What is the definition of a milestone.  One of the many that I found on the Internet (my best source of information on every topic) milestone is a significant event or stage in the life, progress, development, or the like of a person, nation, etc. 

Why do I bring this up, well David is turning 1 in a couple of weeks and the first questions most people ask "is he walking".  Then I say no and they ask about pulling up, no; crawling, no; getting into sit by himself, no; teeth, no; self feeding, no (he is 100% fed through his g-tube).  I know people feel bad when this conversation goes down.  They were being curious and making conversation and I was being my normal blunt self.  I don't feel bad about David's developmental milestones, I do feel bad that the real world doesn't know that a baby with down syndrome most likely will not reach milestones at the same time as another child with a typical number of chromosomes.

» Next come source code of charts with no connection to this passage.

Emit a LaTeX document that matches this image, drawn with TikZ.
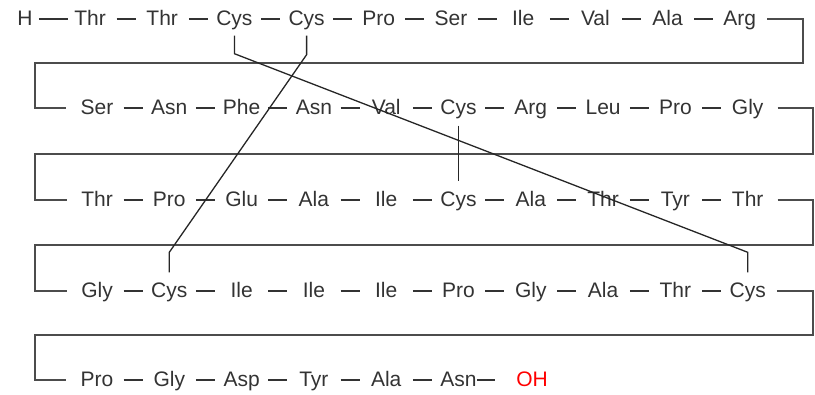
\documentclass[tikz,border=0pt]{standalone}
\usepackage{fontspec}
\setmainfont{Liberation Sans}
\usetikzlibrary{positioning, calc}

\begin{document}
\begin{tikzpicture}[x=1pt, y=-1pt,
	res/.style={inner sep=0pt, text height=14.5pt, text depth=0.5pt, text=black!80, font=\fontsize{21}{24}\selectfont},
	bond/.style={draw=black!80, line width=1.2pt},
	turn/.style={draw=black!70, line width=1.5pt},
	ss/.style={draw=black!85, line width=1.3pt}]
		
		\useasboundingbox (0,0) rectangle (815,395);
		
		% residues, row by row
		\node[res] (h) at (25,19) {H};
		\foreach \aa [count=\i] in {Thr,Thr,Cys,Cys,Pro,Ser,Ile,Val,Ala,Arg}
			\node[res] (a\i) at ({90+72.2*(\i-1)},19) {\aa};
		\foreach \aa [count=\i] in {Ser,Asn,Phe,Asn,Val,Cys,Arg,Leu,Pro,Gly}
			\node[res] (b\i) at ({97+72.3*(\i-1)},108) {\aa};
		\foreach \aa [count=\i] in {Thr,Pro,Glu,Ala,Ile,Cys,Ala,Thr,Tyr,Thr}
			\node[res] (c\i) at ({97+72.3*(\i-1)},200) {\aa};
		\foreach \aa [count=\i] in {Gly,Cys,Ile,Ile,Ile,Pro,Gly,Ala,Thr,Cys}
			\node[res] (d\i) at ({97+72.3*(\i-1)},291) {\aa};
		\foreach \aa [count=\i] in {Pro,Gly,Asp,Tyr,Ala,Asn}
			\node[res] (e\i) at ({97+72.3*(\i-1)},380) {\aa};
		\node[res, text=red] (oh) at (532,380) {OH};
		
		% peptide bonds
		\foreach \r/\n in {a/10,b/10,c/10,d/10,e/6}
			\foreach \i [remember=\i as \p (initially 1)] in {2,...,\n}
				\draw[bond] ($(\r\p)!.5!(\r\i)+(-9.5,0)$) -- ++(19,0);
		\draw[bond] ([xshift=6pt]h.east) -- ([xshift=-6pt]a1.west);
		\draw[bond] (e6.east) -- ([xshift=-21pt]oh.west);
		
		% chain turns
		\draw[turn] ([xshift=11pt]a10.east) -| (803,63) -| (35,108) -- ([xshift=-14pt]b1.west);
		\draw[turn] ([xshift=14pt]b10.east) -| (813,154) -| (35,200) -- ([xshift=-14pt]c1.west);
		\draw[turn] ([xshift=14pt]c10.east) -| (813,245) -| (35,291) -- ([xshift=-14pt]d1.west);
		\draw[turn] ([xshift=11pt]d10.east) -| (813,335) -| (35,380) -- ([xshift=-14pt]e1.west);
		
		% disulfide bridges
		\draw[ss] (a3.south) ++(0,9) -- ++(0,18) -- ($(d10.north)+(0,-31)$) -- ($(d10.north)+(0,-11)$);
		\draw[ss] (a4.south) ++(0,9) -- ++(0,19) -- ($(d2.north)+(0,-31)$) -- ($(d2.north)+(0,-11)$);
		\draw[ss] (b6.south) ++(0,10) -- ($(c6.north)+(0,-11)$);
		
\end{tikzpicture}
\end{document}
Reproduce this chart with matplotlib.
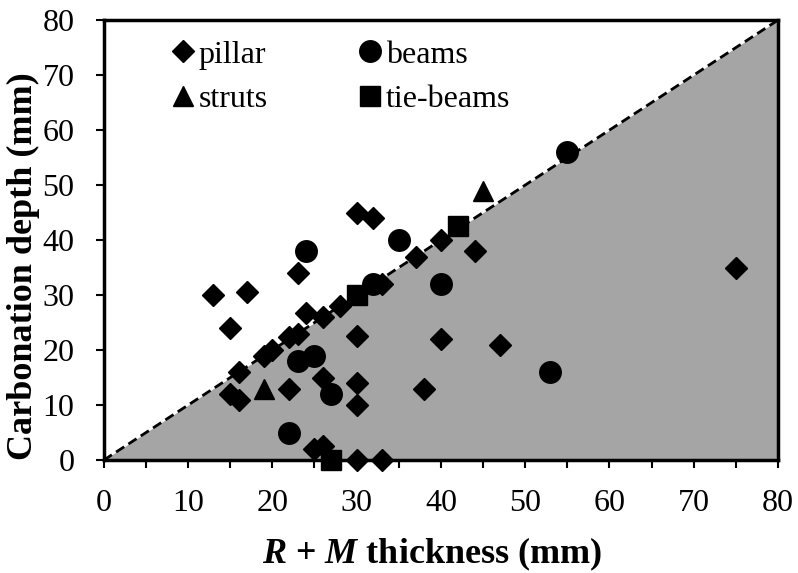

First let's address the milestones in David's life that I remember:
First time I held him - 13 days old
First time he came home from the hospital - 44 days old
First time he breathed room air (i.e. came off of oxygen) - 5 months old
First time his face was tape free (that is when his feeding tube moved from nose to stomach) - 7.5 months old

If you start to read the list you see that the things that have really mattered for me are about far more than David's development.  We have real medical issues that are far more critical to our lives.  David's health has really rocked my world and changed my perspective, this is a whole different topic that you will see frequently.  David has more health issues than a typical child with down syndrome (and sometimes that is really hard for me, insert pity party here).

If we move on to developmental milestones:
First smile : 2.5 months old
First laugh: 4 months old
Rolled over consistently : 8 months old
Started sitting for a few seconds: 7.5 months
Sitting for more than 10 minutes: 11 months
Says one word (Dada) : 10 months

In the world of Down Syndrome he is doing fine.  Down Syndrome milestones have there own charts (how cool is that).  So if he continues to meet the averages on the down syndrome chart than he should be crawling around 14 months and he should be pulling to stand at 15 months and he might even be walking by 2 years old.  He may not do it at these times, the ranges of development are quite large.  We don't look at the chart to estimate his progress, we just appreciate when he figures something out. 

When David was in the NICU I would ask every day when can I hold him.  Then after that milestone was reached I would ask when will he come home.  What I was told and finally understood that has made this whole milestone thing easy to understand, David will do things on his own time when he is ready.  There isn't really any magic number or date or straight line to follow.  David's body will respond when it is strong enough and when he is ready to figure it out.  We do know that whatever it is be it medical or developmental, David is driven and strong and determined.  David is a real fighter and will always be a miracle in his mommy's eyes.

Side note: when do I find time to blog, on the weekend (includes Friday as I only work Mon to Thurs) while my angel sleeps.  And about that sleeping milestone of sleeping through the night, I think it was about the time he came home from the hospital at 6 weeks old (shameless brag).  But I get up two times every night to feed him (he sleeps through the whole thing, plug him in and let the food flow, love the g-tube).